DIGITAL LIBRARY
IS DESCRIBING LANGUAGE MERE BUTTERFLY COLLECTION? ON EPISTEMOLOGY, STATISTICAL LANGUAGE MODELS, AND CORPUS
Universidade Federal Rural do Rio de Janeiro (BRAZIL)
About this paper:
Appears in: ICERI2019 Proceedings
Publication year: 2019
Pages: 10900-10903
ISBN: 978-84-09-14755-7
ISSN: 2340-1095
doi: 10.21125/iceri.2019.2673
Conference name: 12th annual International Conference of Education, Research and Innovation
Dates: 11-13 November, 2019
Location: Seville, Spain
Abstract:
Long before computer-based corpus came out, the British linguist J.R. Firth (1957) introduced the Contextual Theory of Meaning, which underlies a conventional approach to language. Firth proposed that the study of meaning and context should be central to linguistics. The speech events, so he believed, are recurring and repeatedly observable. This perspective clearly leads to a focus on language description, since we can only conclude more precisely some events in language through verifying empirical data.

More recently, in 2011, at the “Brains, Minds, and Machine symposium” held during MIT’s 150th birthday party, Noam Chomsky was asked about the success of statistical methods to language resolution. One of his claims against it was that “although statistical language models have had engineering success, this is irrelevant to science”. His radical rationalist perspective conceives pure description of language only “a butterfly collection”. In other words, what people really do with language should not be the real object of science, but rather what people should do to language (competence). This statement led computer scientist Peter Norvig to write an essay called “On Chomsky and the Two Cultures of Statistical Learning”, where he questions what science is that Chomsky is in favor of.

Therefore, we take this study to reinforce some interesting ideas that Norvig brings about and to claim that Sociolinguistics, and more recently Corpus linguistics, and Statistical Language Models mark a watershed in linguistics as science. These domains put together, if they could ever be taken apart, reveal language as first conceived by Firth: as an “event”, as a way of “doing things”; which is why it would be legitimate for a linguist to stick to discourse events themselves.

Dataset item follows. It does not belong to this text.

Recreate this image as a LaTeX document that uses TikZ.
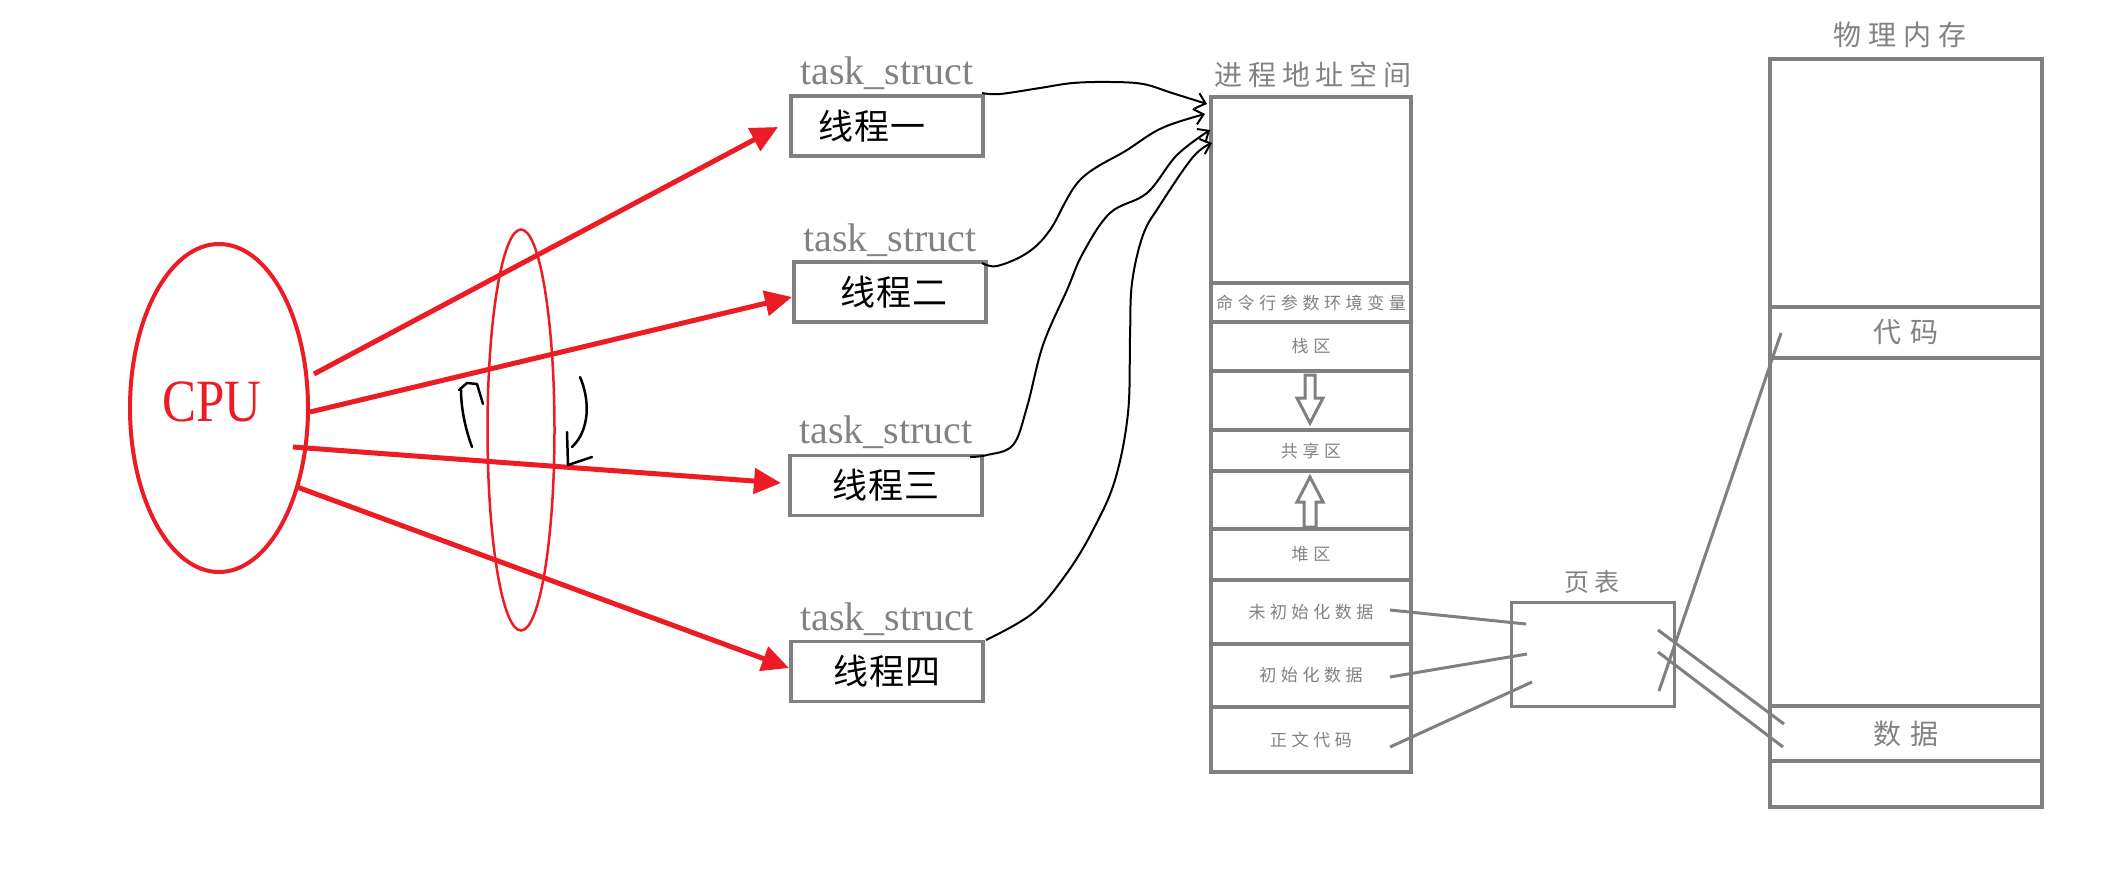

While Chomsky grounds his philosophy on the idea that mere descriptions of reality do not matter, a great deal of language resolution has depended on Labovian combined with statistical models, not formal models. This seems to be a sympton that language science is indeed different from other sciences, as claimed by Wittgenstein, in Philosophical Investigations, first published in 1953. He refuses to conceive the study of language as it is proposed for general sciences, mainly because the "scientist", in this special case, is one of the pieces involved in what he calls "language-games" (Wittgenstein, 1979). And description should not be underrated since it reveals the way the game is played.
Keywords:
Corpus Linguistics, Epistemology, Statistical Language Models.